One of those delightful Finnish gentlemen (who came out to dinner/drinks, despite being 10 hours ahead of us, via time difference, bless him) was the lovely Aki-Mauri (whom I did not sketch, but of whom there are actual photos on the web, so it's okay). I don't know what to say about him other than that I absolutely adored him. It surprised me and also didn't, to find out he's a Major in the Finnish military. Does that make any sense? Ah, well. His paper was thoughtful and kind've heartbreaking, and he was just plain good people to hang out with. Plus, he's into hockey, so Chris and I felt less out of place caring about who was doing what in the hockey part of the Olympics.

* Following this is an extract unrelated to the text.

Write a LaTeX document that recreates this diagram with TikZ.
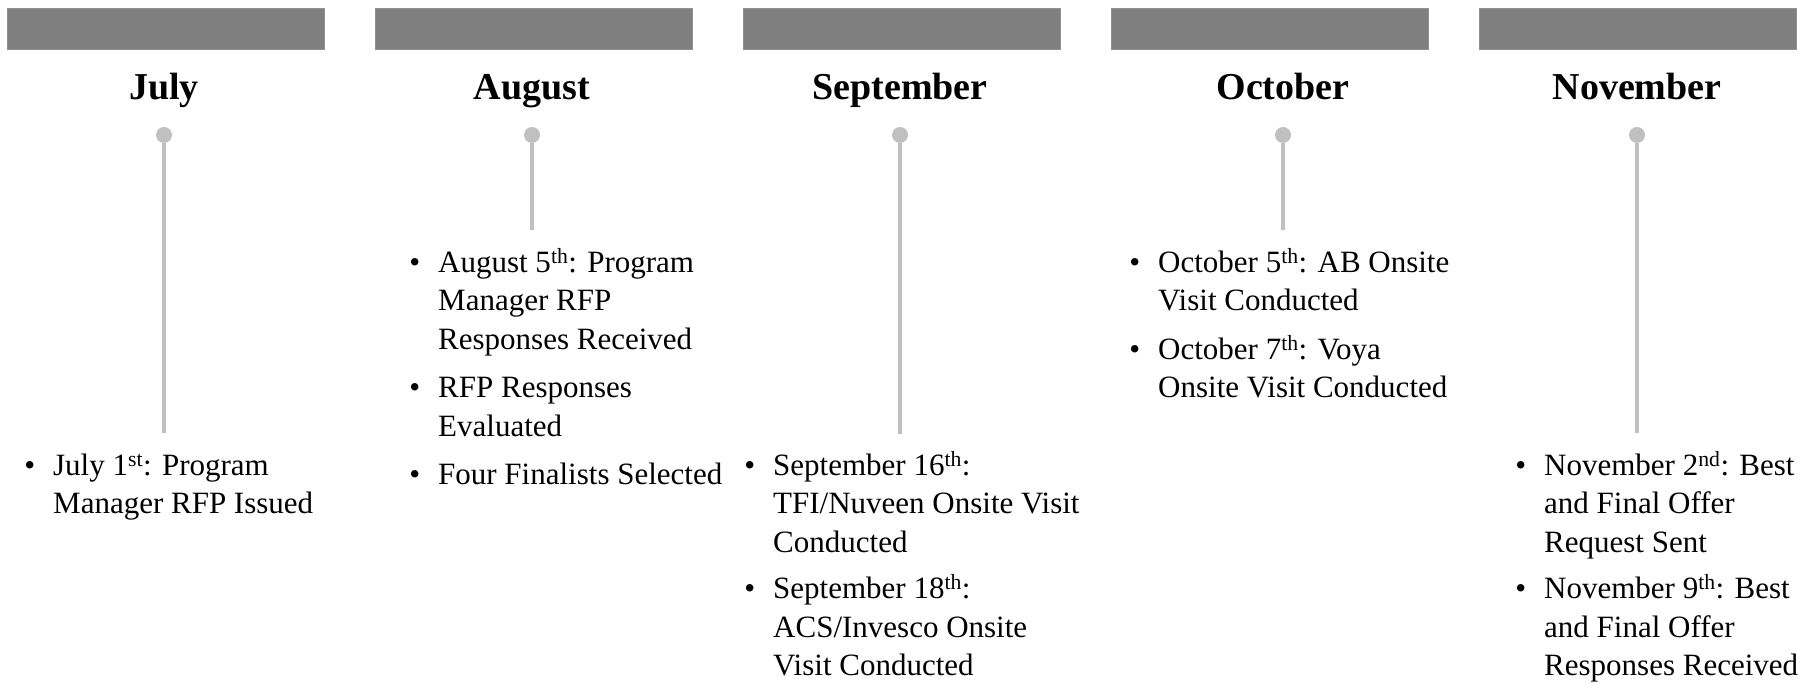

I'm turning into an Academic-and-Union Groupie. Oi.

Anyway, the lovely, wry Kay (another paper I followed!), my lovely Chris, and I rounded out the dinner group.

The night before, however, we dined with Paul (the man who organized the conference), his wife (I think?), the lovely Melånie from Bordeaux (who like Randall and I was in something of an outsider position to doctors-of-philosophy--I followed her paper, too, though!), the lovely Stephen, and the very cool (and also lovely) Wendy and Erica, who are in the interesting position of being a couple of romantically attached hippie feminists in rural Pennsylvania. We traded war stories, as it were. They've got great senses of humor, and Wendy's paper was another that I mostly followed and also got stabbed with thinking about.

Stephen and Matti (who did not come out with us, for shame!) were absolutely wonderful to listen to. Matti brought in poetry, peppering the "trailer" of his paper (the ultra-condensed version) with it. Stephen wrote and spoke in a beautiful way, and, what's more, I think I understood most of it, which was sometimes an issue in the more technically oriented talks. They were wonderful.

Goodness, it was a blast. There was some tension, and I sometimes felt a little strange hanging on watching, but it was wonderful. It felt so good to meet so many wonderful people. And while I don't know if it's likely, I hope I'll get to come back into contact with them. I may have developed something of an idle crush, and that's too much fun to put away!